What that means for us is how humble our Savoir is. He came in the most unlikely place to save the most unlikely of people, you and me, the whole world—sinners who don’t deserve it. He came to be the most humble, to serve and be in every one of our places so that we could have salvation. He walked in our shoes. He suffered humiliation. He felt the love of this world by being rejected, by family, by His own disciples, by the government, by the religious leaders, by everyone. He felt the lack of love of this world. He then gave Himself. The most unlikely of places and the most unlikely way of salvation by sacrificing Himself and going to the cross and suffering a horrible death, for you and for me.
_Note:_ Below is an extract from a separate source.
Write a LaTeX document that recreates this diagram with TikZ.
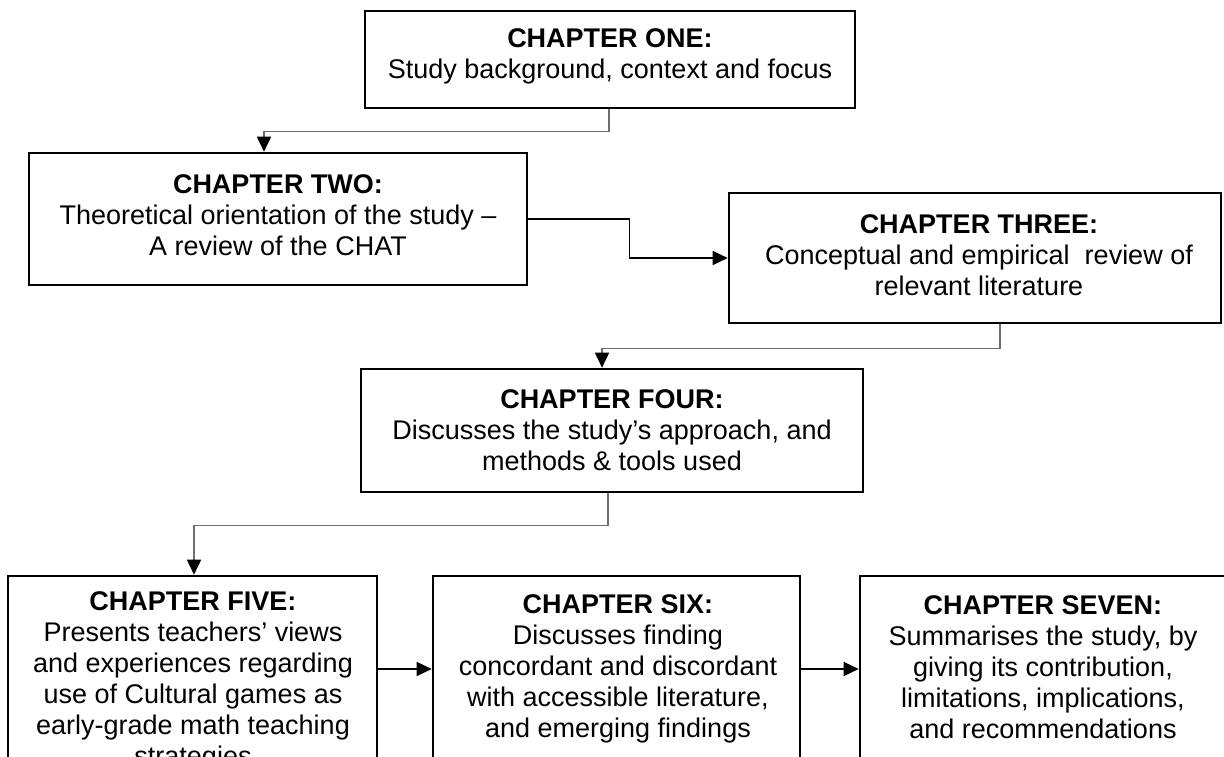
\documentclass[tikz,border=0pt]{standalone}
\usepackage{fontspec}
\setmainfont{Liberation Sans}
\usetikzlibrary{arrows.meta,calc}
\definecolor{conngray}{HTML}{6E6E6E}
\begin{document}
\begin{tikzpicture}[x=1pt,y=-1pt,
  box/.style={draw=black,line width=2.6pt,rectangle,inner sep=0pt},
  txt/.style={align=center,inner sep=0pt,font=\fontsize{27}{31}\selectfont},
  conn/.style={draw=conngray,line width=1.6pt,-{Triangle[length=15pt,width=14pt,color=black]}},
  connk/.style={draw=black,line width=1.4pt,-{Triangle[length=15pt,width=14pt]}}]
\useasboundingbox (0,0) rectangle (1224,756);

% boxes
\node[box,minimum width=490pt,minimum height=97pt] (b1) at (610,59.5) {};
\node[box,minimum width=498pt,minimum height=132pt] (b2) at (278,219) {};
\node[box,minimum width=492pt,minimum height=130pt] (b3) at (975,258) {};
\node[box,minimum width=502pt,minimum height=123pt] (b4) at (612,430.5) {};
\node[box,minimum width=369pt,minimum height=186pt] (b5) at (192.5,669) {};
\node[box,minimum width=367pt,minimum height=186pt] (b6) at (616.5,669) {};
\node[box,minimum width=366pt,minimum height=186pt] (b7) at (1043,669) {};

% texts
\node[txt] (t1) at (610,56.5) {\textbf{CHAPTER ONE:}\\Study background, context and focus};
\node[txt] (t2) at (278,215.5) {\textbf{CHAPTER TWO:}\\Theoretical orientation of the study –\\A review of the CHAT};
\node[txt] (t3) at (979,255) {\textbf{CHAPTER THREE:}\\Conceptual and empirical\ \ review of\\relevant literature};
\node[txt] (t4) at (612,430.5) {\textbf{CHAPTER FOUR:}\\Discusses the study’s approach, and\\methods \& tools used};
\node[txt] (t5) at (193,681.5) {\textbf{CHAPTER FIVE:}\\Presents teachers’ views\\and experiences regarding\\use of Cultural games as\\early-grade math teaching\\strategies};
\node[txt] (t6) at (618,669) {\textbf{CHAPTER SIX:}\\Discusses finding\\concordant and discordant\\with accessible literature,\\and emerging findings};
\node[txt] (t7) at (1043,667.5) {\textbf{CHAPTER SEVEN:}\\Summarises the study, by\\giving its contribution,\\limitations, implications,\\and recommendations};

% connectors
\draw[conn] ([xshift=-1pt]b1.south) -- ++(0,22) -| ([xshift=-14pt]b2.north);
\draw[connk] (b2.east) -- ++(101,0) |- (b3.west);
\draw[conn] ([xshift=25pt]b3.south) -- ++(0,24) -| ([xshift=-10pt]b4.north);
\draw[conn] ([xshift=-4pt]b4.south) -- ++(0,32) -| ([xshift=1.5pt]b5.north);
\draw[connk] (b5.east) -- (b6.west);
\draw[connk] (b6.east) -- (b7.west);
\end{tikzpicture}
\end{document}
This is love. And this is a faith that does something. The object, the thing that we believe in, has loved us so much!
This Christmas as you think about all the things you do and all the events you go to—our kids were opening presents tonight and the joy and the fun—think about that baby born in the most unlikely of places, that He is there for you, that He lived His life for you, that God loves you so much. This is love. As you think about the gifts, as you think about the movies, enjoy them, but cherish the love that God gives you. Cherish what God has done for you so that we know the object of our faith, Jesus, is the Savior of the world. Because of that, we can go out and love one another, not to earn anything but just to share that love so that others can taste that love as well and to know that they are forgiven and there is a God who loves them and one who died for every one of their sins. That one sin is not too big. This is love. This is actual love that our God has sent His Son to be the Savior of the world. Amen.
And the peace of God, which transcends all understanding, will guard your hearts and your minds in Christ Jesus. (Philippians 4:7) Amen.